Closed jprafael closed 2 years ago

jprafael commented 2 years ago

Hi!

I believe there is in an issue with the eval logic when a return node is encountered and the interpreter is reused.

Checkout the following unit test:

def test_eval_return():
    """Tests that eval works with multiple statements with returns."""
    interpreter = Interpreter()

    result = interpreter.eval(
        "if True:\n"
        "    return True\n"
        "False\n"
    )

    assert result == True
    assert interpreter.eval('True') == True
    assert interpreter.eval('False') == False  # this assert fails because the interpreter keeps returning True 

From a user standpoint I'm expecting that multiple invocations to the interpreter will be isolated from each other, except on what gets stored in the symbol tables. Is this not the case?

newville commented 2 years ago

@jprafael thanks. That does look like a bug. I think that what is happening is that return True in your code is not raising an error, as it should (and will do in Python).
Because of that, the internally stored "return value" is left as True when eval() exists.

So, I think the proper fix is to internally set a flag "we're now evaluating a function/procedure body" and then "we're done evaluation a function/procedure body" and raise an error if a return is seen when that flag is not true. It might need two flags, actually to properly allow functions calling functions.

In the short term, you can set interpreter.retval = None after your interpreter.eval(...).

jprafael commented 2 years ago

I wasn't aware that top level returns where not allowed by asteval.

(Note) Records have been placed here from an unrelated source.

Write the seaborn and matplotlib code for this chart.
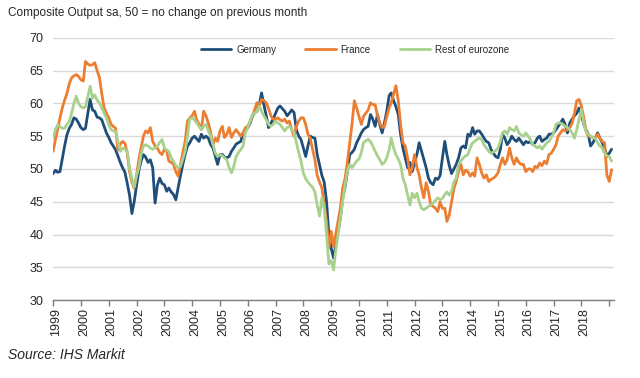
import matplotlib
matplotlib.use("Agg")
import matplotlib.pyplot as plt
import matplotlib.transforms as mtransforms
import numpy as np
import pandas as pd
import seaborn as sns

# ---------------- data (monthly, Jan 1999 - Feb 2019) ----------------
series_names = ["Germany", "France", "Rest of eurozone"]

germany = [
    49.3, 49.8, 49.5, 49.6, 51.5, 53.5, 55.2, 56.2, 56.8, 57.8, 57.6, 57.0,  # 1999
    56.3, 56.0, 56.2, 58.5, 60.6, 59.0, 58.8, 57.9, 57.8, 57.5, 56.5, 55.5,  # 2000
    54.8, 54.0, 53.5, 52.9, 52.0, 51.0, 50.2, 49.5, 47.8, 46.0, 43.2, 45.0,  # 2001
    47.5, 49.8, 51.2, 52.2, 51.8, 51.0, 51.4, 50.2, 44.8, 47.5, 48.6, 47.8,  # 2002
    47.6, 46.6, 47.1, 46.5, 46.1, 45.3, 47.1, 49.0, 50.7, 52.2, 53.5, 54.0,  # 2003
    54.7, 55.0, 54.6, 54.2, 55.3, 54.7, 55.0, 54.7, 53.7, 53.2, 51.9, 50.7,  # 2004
    52.2, 52.2, 51.8, 51.7, 51.9, 52.7, 53.2, 53.8, 54.0, 54.2, 55.5, 55.8,  # 2005
    56.3, 57.0, 58.0, 58.6, 58.8, 59.8, 61.6, 59.8, 58.1, 56.3, 57.0, 57.6,  # 2006
    58.5, 59.3, 59.6, 59.2, 58.8, 58.1, 58.5, 59.0, 58.6, 56.0, 55.0, 54.5,  # 2007
    53.2, 51.9, 53.5, 55.0, 54.8, 54.7, 52.2, 50.6, 49.0, 48.0, 45.0, 40.0,  # 2008
    37.9, 36.4, 38.4, 40.5, 42.5, 45.6, 47.2, 49.5, 52.2, 52.5, 53.0, 54.0,  # 2009
    54.7, 55.5, 56.0, 56.3, 56.5, 58.3, 57.6, 56.5, 58.3, 56.8, 55.5, 57.0,  # 2010
    58.8, 61.2, 61.6, 60.4, 59.5, 58.3, 55.3, 53.2, 51.7, 50.2, 51.0, 49.6,  # 2011
    51.0, 52.2, 54.0, 52.7, 51.5, 50.2, 48.6, 47.9, 47.6, 48.6, 48.4, 49.0,  # 2012
    51.7, 54.2, 52.2, 50.5, 49.3, 50.0, 50.7, 51.7, 53.2, 53.5, 53.2, 55.3,  # 2013
    55.0, 56.3, 55.3, 55.8, 55.8, 55.3, 54.7, 54.2, 54.0, 53.0, 52.4, 51.9,  # 2014
    51.7, 53.0, 55.3, 54.7, 53.7, 54.2, 55.0, 54.5, 54.2, 54.7, 54.2, 53.7,  # 2015
    54.2, 54.0, 54.2, 53.7, 54.0, 54.7, 55.0, 54.2, 54.5, 54.7, 55.3, 55.3,  # 2016
    55.5, 56.0, 56.5, 57.0, 57.6, 56.8, 55.5, 57.0, 57.6, 58.1, 58.5, 59.3,  # 2017
    58.1, 56.8, 56.0, 55.3, 53.5, 54.0, 54.7, 55.5, 54.7, 54.0, 53.2, 51.9,  # 2018
    52.4, 53.0,                                                              # 2019
]

france = [
    52.7, 54.5, 56.0, 57.8, 59.3, 60.5, 61.5, 63.0, 63.9, 64.2, 64.4, 64.1,  # 1999
    63.6, 63.4, 66.4, 66.0, 65.8, 65.9, 66.2, 65.0, 63.9, 61.5, 59.3, 58.5,  # 2000
    57.8, 56.8, 56.5, 56.2, 52.9, 53.8, 54.2, 53.9, 52.4, 49.6, 48.0, 47.1,  # 2001
    49.0, 51.5, 53.2, 55.0, 55.8, 55.5, 56.3, 54.2, 53.5, 53.2, 52.5, 52.2,  # 2002
    53.0, 52.7, 51.2, 51.0, 50.7, 49.6, 48.9, 50.7, 52.5, 54.2, 57.3, 57.8,  # 2003
    58.1, 58.8, 57.5, 56.8, 56.0, 58.8, 58.1, 57.0, 55.5, 53.7, 54.7, 54.2,  # 2004
    55.8, 56.5, 54.8, 55.3, 56.3, 54.8, 55.5, 56.0, 55.5, 55.0, 55.5, 56.3,  # 2005
    56.5, 57.3, 58.0, 59.0, 60.1, 59.6, 60.6, 60.4, 60.1, 59.2, 58.1, 57.6,  # 2006
    57.6, 57.8, 57.5, 57.3, 57.6, 57.0, 57.3, 56.0, 55.0, 56.5, 57.3, 57.8,  # 2007
    57.8, 56.8, 55.3, 54.7, 53.0, 51.4, 49.0, 48.0, 47.1, 44.5, 42.0, 37.9,  # 2008
    40.5, 38.2, 40.0, 42.0, 44.0, 47.1, 48.5, 51.0, 54.0, 56.8, 60.4, 59.3,  # 2009
    58.0, 56.8, 58.0, 58.5, 59.0, 60.1, 59.8, 59.8, 58.1, 57.0, 56.3, 56.5,  # 2010
    58.0, 59.3, 60.1, 61.4, 62.7, 60.4, 56.8, 54.0, 53.5, 51.7, 49.1, 50.2,  # 2011
    52.2, 50.2, 49.1, 47.1, 45.6, 47.9, 46.6, 44.5, 44.3, 44.0, 43.5, 45.0,  # 2012
    44.0, 44.0, 42.0, 43.0, 45.0, 47.0, 48.1, 49.6, 50.7, 49.1, 49.8, 49.6,  # 2013
    48.9, 49.4, 48.9, 51.7, 50.7, 49.4, 48.6, 49.1, 48.1, 48.4, 48.6, 48.9,  # 2014
    49.4, 50.7, 51.7, 50.7, 51.4, 53.2, 51.7, 50.7, 51.7, 51.0, 50.7, 50.7,  # 2015
    49.6, 50.0, 50.0, 49.6, 50.4, 50.2, 50.9, 50.5, 51.2, 50.8, 52.2, 52.4,  # 2016
    53.0, 53.7, 55.0, 55.5, 56.0, 55.8, 56.0, 56.3, 57.0, 58.5, 60.4, 60.6,  # 2017
    59.6, 57.8, 55.8, 55.0, 55.0, 54.8, 54.7, 55.3, 54.7, 54.2, 54.0, 49.1,  # 2018
    48.1, 49.9,                                                              # 2019
]

rest_eurozone = [
    54.7, 56.0, 56.7, 56.5, 56.2, 56.2, 56.8, 57.2, 58.5, 60.0, 61.1, 60.0,  # 1999
    59.5, 59.3, 59.5, 61.0, 62.6, 60.8, 61.3, 60.5, 60.1, 59.3, 58.5, 57.8,  # 2000
    56.7, 56.0, 55.8, 55.7, 54.2, 52.7, 53.2, 53.0, 52.7, 50.1, 48.5, 47.3,  # 2001
    49.0, 50.2, 52.2, 53.5, 53.7, 53.5, 53.2, 53.0, 53.2, 53.5, 54.0, 54.5,  # 2002
    53.2, 52.9, 52.7, 51.7, 51.2, 50.5, 50.2, 50.4, 51.5, 52.7, 55.0, 57.6,  # 2003
    57.8, 57.5, 57.0, 56.5, 56.0, 56.5, 56.8, 55.8, 55.0, 53.7, 52.4, 51.9,  # 2004
    52.2, 52.0, 51.7, 51.4, 50.2, 49.4, 50.4, 51.9, 52.5, 53.0, 53.5, 55.5,  # 2005
    56.3, 57.3, 58.3, 58.5, 58.8, 59.6, 58.8, 58.1, 57.5, 56.8, 56.5, 56.8,  # 2006
    57.3, 57.0, 56.8, 56.3, 55.8, 56.3, 56.5, 56.0, 55.5, 54.0, 52.5, 51.2,  # 2007
    49.4, 48.5, 48.0, 47.6, 47.2, 46.5, 44.5, 42.8, 45.6, 44.0, 40.0, 35.5,  # 2008
    36.0, 34.6, 37.5, 40.0, 42.5, 45.0, 47.5, 49.6, 50.7, 50.2, 50.7, 51.2,  # 2009
    51.5, 52.5, 54.0, 54.3, 54.5, 54.2, 53.5, 52.7, 52.0, 51.4, 50.7, 51.0,  # 2010
    51.7, 53.0, 54.7, 53.2, 52.2, 51.5, 50.7, 48.6, 47.6, 46.1, 44.5, 46.3,  # 2011
    45.6, 46.3, 45.0, 44.0, 43.8, 44.0, 44.3, 44.5, 44.8, 45.2, 45.6, 45.3,  # 2012
    45.5, 46.1, 46.5, 46.0, 46.6, 48.0, 48.6, 50.7, 51.2, 51.7, 52.0, 52.2,  # 2013
    53.2, 54.0, 54.2, 54.5, 54.7, 54.5, 53.7, 53.2, 52.7, 52.4, 52.6, 52.8,  # 2014
    53.2, 54.2, 55.5, 55.8, 55.3, 56.3, 56.0, 55.8, 56.5, 55.5, 55.2, 55.0,  # 2015
    55.5, 55.0, 54.5, 53.7, 53.5, 53.2, 53.5, 53.0, 53.5, 54.0, 54.2, 54.8,  # 2016
    55.5, 56.8, 57.0, 57.0, 56.8, 56.5, 56.3, 56.0, 55.5, 54.7, 56.0, 57.6,  # 2017
    59.1, 56.8, 55.8, 55.3, 55.0, 54.8, 54.7, 54.0, 53.5, 53.2, 52.4, 52.0,  # 2018
    51.9, 51.2,                                                              # 2019
]

year_labels = [str(y) for y in range(1999, 2019)]
y_ticks = [30, 35, 40, 45, 50, 55, 60, 65, 70]
title_text = "Composite Output sa, 50 = no change on previous month"
source_text = "Source: IHS Markit"
colors = {"Germany": "#1F4E79", "France": "#ED7D31", "Rest of eurozone": "#A9D18E"}

# ---------------- build table ----------------
dates = pd.date_range("1999-01-01", periods=len(germany), freq="MS")
wide = pd.DataFrame({"date": dates, "Germany": germany, "France": france,
                     "Rest of eurozone": rest_eurozone})
long = wide.melt(id_vars="date", var_name="series", value_name="value")

# ---------------- plot ----------------
sns.set_theme(style="white")
plt.rcParams["font.family"] = ["Liberation Sans", "DejaVu Sans"]

fig, ax = plt.subplots(figsize=(6.4, 3.78), dpi=100)
fig.subplots_adjust(left=0.083, right=0.96, top=0.9, bottom=0.206)

sns.lineplot(data=long, x="date", y="value", hue="series", hue_order=series_names,
             palette=colors, linewidth=2.0, ax=ax)

ax.set_ylim(30, 70)
ax.set_yticks(y_ticks)
ax.yaxis.grid(True, color="#d9d9d9", linewidth=1.0)
ax.set_axisbelow(True)
for s in ["left", "right", "top"]:
    ax.spines[s].set_visible(False)
ax.spines["bottom"].set_color("#7f7f7f")
ax.spines["bottom"].set_linewidth(1.0)

xt = pd.date_range("1999-01-01", "2019-01-01", freq="YS")
ax.set_xticks(xt)
ax.set_xticklabels(year_labels + [""], rotation=90)
ax.set_xlim(pd.Timestamp("1999-01-01"), pd.Timestamp("2019-03-10"))
ax.tick_params(axis="x", direction="out", length=4, width=1, color="#7f7f7f",
               labelsize=9, pad=2, bottom=True)
ax.tick_params(axis="y", length=0, labelsize=9, pad=7)
ax.set_xlabel("")
ax.set_ylabel("")

# nudge year labels slightly to the right of their ticks
offset = mtransforms.ScaledTranslation(3 / 100, 0, fig.dpi_scale_trans)
for lab in ax.get_xticklabels():
    lab.set_transform(lab.get_transform() + offset)

handles, labels = ax.get_legend_handles_labels()
leg = ax.legend(handles, labels, ncol=3, frameon=False, loc="center",
                bbox_to_anchor=(0.538, 0.955), fontsize=7, handlelength=3.1,
                columnspacing=3.0, handletextpad=0.5)
for h in leg.get_lines():
    h.set_linewidth(2.0)

fig.text(8 / 640, 1 - 13 / 378, title_text, fontsize=8.5, va="center", ha="left")
fig.text(8 / 640, 1 - 355 / 378, source_text, fontsize=10, style="italic",
         va="center", ha="left")

fig.savefig("out.png", dpi=100)
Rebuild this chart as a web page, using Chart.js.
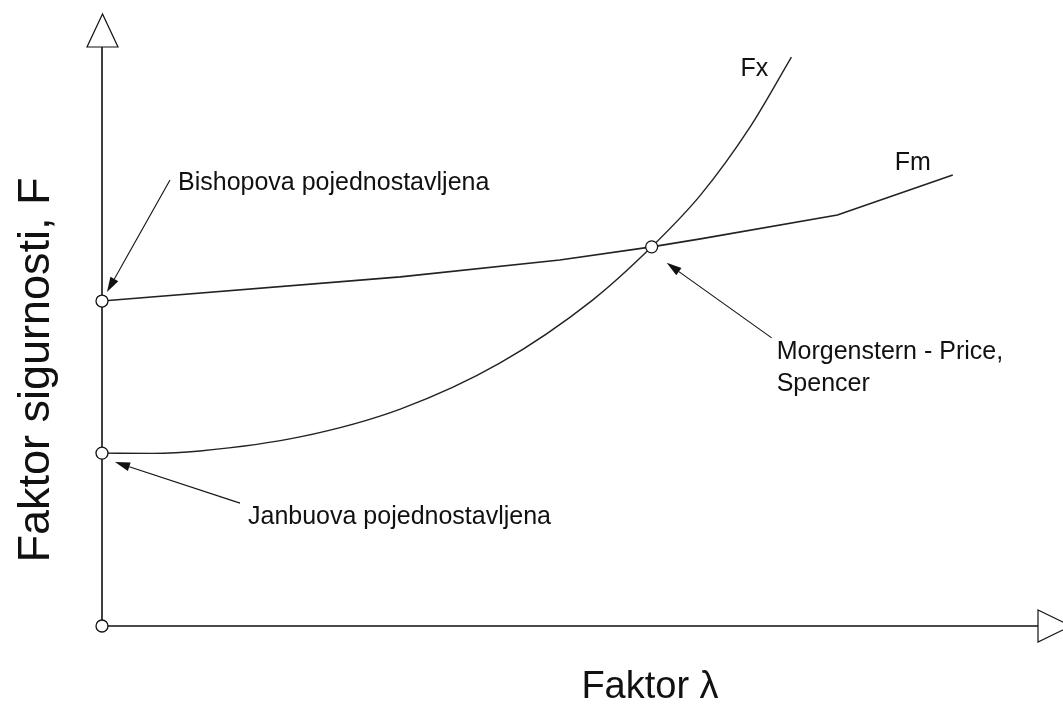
<!DOCTYPE html>
<html>
<head>
<meta charset="utf-8">
<script src="https://cdn.jsdelivr.net/npm/chart.js@4"></script>
<style>
  html, body { margin: 0; padding: 0; background: #fff; }
  #wrap { width: 1063px; height: 708px; }
</style>
</head>
<body>
<div id="wrap"><canvas id="chart"></canvas></div>
<script>
// lambda values and safety factors
const fxLambda = [0, 0.054, 0.1045, 0.211, 0.318, 0.424, 0.523, 0.586, 0.638, 0.691, 0.735];
const fxValues = [0.565, 0.564, 0.572, 0.618, 0.709, 0.859, 1.065, 1.239, 1.408, 1.631, 1.859];

const fmLambda = [0, 0.318, 0.488, 0.586, 0.638, 0.784, 0.907];
const fmValues = [1.062, 1.141, 1.196, 1.239, 1.265, 1.343, 1.474];

// circled solutions: Bishop, Janbu, Morgenstern-Price/Spencer, origin
const keyLambda = [0, 0, 0.586, 0];
const keyValues = [1.062, 0.565, 1.239, 0];

const xTitle = 'Faktor \u03bb';
const yTitle = 'Faktor sigurnosti, F';

const toXY = (xs, ys) => xs.map((x, i) => ({ x, y: ys[i] }));

const FONT = '"Liberation Sans", Arial, sans-serif';
const INK = '#111';

function arrow(ctx, x1, y1, x2, y2) {
  const ang = Math.atan2(y2 - y1, x2 - x1);
  const len = 15, half = 4.5;
  const bx = x2 - Math.cos(ang) * len, by = y2 - Math.sin(ang) * len;
  ctx.beginPath();
  ctx.moveTo(x1, y1);
  ctx.lineTo(bx, by);
  ctx.stroke();
  ctx.beginPath();
  ctx.moveTo(x2, y2);
  ctx.lineTo(bx - Math.sin(ang) * half, by + Math.cos(ang) * half);
  ctx.lineTo(bx + Math.sin(ang) * half, by - Math.cos(ang) * half);
  ctx.closePath();
  ctx.fill();
}

const axesPlugin = {
  id: 'axes',
  beforeDatasetsDraw(chart) {
    const { ctx, chartArea, scales } = chart;
    const x0 = scales.x.getPixelForValue(0);
    const y0 = scales.y.getPixelForValue(0);
    const top = chartArea.top, right = chartArea.right;
    ctx.save();
    ctx.strokeStyle = INK;
    ctx.fillStyle = '#fff';
    // vertical axis with open arrow
    ctx.lineWidth = 1.6;
    ctx.beginPath();
    ctx.moveTo(x0, y0);
    ctx.lineTo(x0, top + 33);
    ctx.stroke();
    ctx.beginPath();
    ctx.moveTo(x0 + 0.5, top);
    ctx.lineTo(x0 - 15, top + 33);
    ctx.lineTo(x0 + 16, top + 33);
    ctx.closePath();
    ctx.fill();
    ctx.lineWidth = 1.2;
    ctx.stroke();
    // horizontal axis with open arrow
    ctx.lineWidth = 1.6;
    ctx.beginPath();
    ctx.moveTo(x0, y0);
    ctx.lineTo(right - 2, y0);
    ctx.stroke();
    ctx.beginPath();
    ctx.moveTo(right - 2, y0 - 16);
    ctx.lineTo(right + 31, y0);
    ctx.lineTo(right - 2, y0 + 16);
    ctx.closePath();
    ctx.fill();
    ctx.lineWidth = 1.2;
    ctx.stroke();
    ctx.restore();
  },
  afterDatasetsDraw(chart) {
    const { ctx, scales } = chart;
    const px = (x, y) => [scales.x.getPixelForValue(x), scales.y.getPixelForValue(y)];
    const [bx, by] = px(keyLambda[0], keyValues[0]);
    const [jx, jy] = px(keyLambda[1], keyValues[1]);
    const [mx, my] = px(keyLambda[2], keyValues[2]);
    const [fxx, fxy] = px(fxLambda[fxLambda.length - 1], fxValues[fxValues.length - 1]);
    const [fmx, fmy] = px(fmLambda[fmLambda.length - 1], fmValues[fmValues.length - 1]);

    ctx.save();
    ctx.strokeStyle = INK;
    ctx.fillStyle = INK;
    ctx.lineWidth = 1.1;
    arrow(ctx, bx + 68, by - 121, bx + 5, by - 9);
    arrow(ctx, jx + 138, jy + 50, jx + 13, jy + 9);
    arrow(ctx, mx + 120, my + 91, mx + 15, my + 16);

    ctx.font = '25px ' + FONT;
    ctx.textAlign = 'left';
    ctx.textBaseline = 'middle';
    ctx.fillText('Bishopova pojednostavljena', bx + 76, by - 118);
    ctx.fillText('Janbuova pojednostavljena', jx + 146, jy + 64);
    ctx.fillText('Morgenstern - Price,', mx + 125, my + 105);
    ctx.fillText('Spencer', mx + 125, my + 137);
    ctx.fillText('Fx', fxx - 51, fxy + 12);
    ctx.fillText('Fm', fmx - 58, fmy - 12);

    // axis titles
    ctx.textAlign = 'center';
    ctx.font = '38px ' + FONT;
    ctx.fillText(xTitle, 650, 688);
    ctx.font = '45px ' + FONT;
    ctx.save();
    ctx.translate(37, 370);
    ctx.rotate(-Math.PI / 2);
    ctx.fillText(yTitle, 0, 0);
    ctx.restore();
    ctx.restore();
  }
};

new Chart(document.getElementById('chart'), {
  type: 'line',
  data: {
    datasets: [
      {
        label: 'solutions',
        data: toXY(keyLambda, keyValues),
        showLine: false,
        clip: false,
        pointRadius: 6,
        pointBackgroundColor: '#fff',
        pointBorderColor: INK,
        pointBorderWidth: 1.3
      },
      {
        label: 'Fx',
        data: toXY(fxLambda, fxValues),
        borderColor: '#222',
        borderWidth: 1.4,
        pointRadius: 0,
        fill: false,
        cubicInterpolationMode: 'monotone'
      },
      {
        label: 'Fm',
        data: toXY(fmLambda, fmValues),
        borderColor: '#222',
        borderWidth: 1.6,
        pointRadius: 0,
        fill: false,
        tension: 0
      }
    ]
  },
  options: {
    responsive: true,
    maintainAspectRatio: false,
    animation: false,
    layout: { padding: { left: 102, top: 14, right: 23, bottom: 82 } },
    plugins: { legend: { display: false }, tooltip: { enabled: false } },
    scales: {
      x: { type: 'linear', display: false, min: 0, max: 1 },
      y: { type: 'linear', display: false, min: 0, max: 2 }
    }
  },
  plugins: [axesPlugin]
});
</script>
</body>
</html>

In python scripts the reason they are not allowed is because there is no other code reading the returned value, but with asteval we do have the host code that can read the value, so it makes sense to have it allowed.

This also would fix the following:

# assert fails because the return expression actually evaluates to None
assert interpreter.eval('return True') == True
newville commented 2 years ago

@jprafael

In python scripts the reason they are not allowed is because there is no other code reading the returned value, but with asteval we do have the host code that can read the value, so it makes sense to have it allowed.

Well, that return in the asteval language just returns to the top-level of the asteval interpreter. It does not return to the code calling interpreter.eval(). So I think it should be treated just like in Python. In thinking about this, I think it is not simply a flag but a counter for "how deep in function call stack are we"?

But, interpreter.eval('return True') should raise a SyntaxError, just like in Python.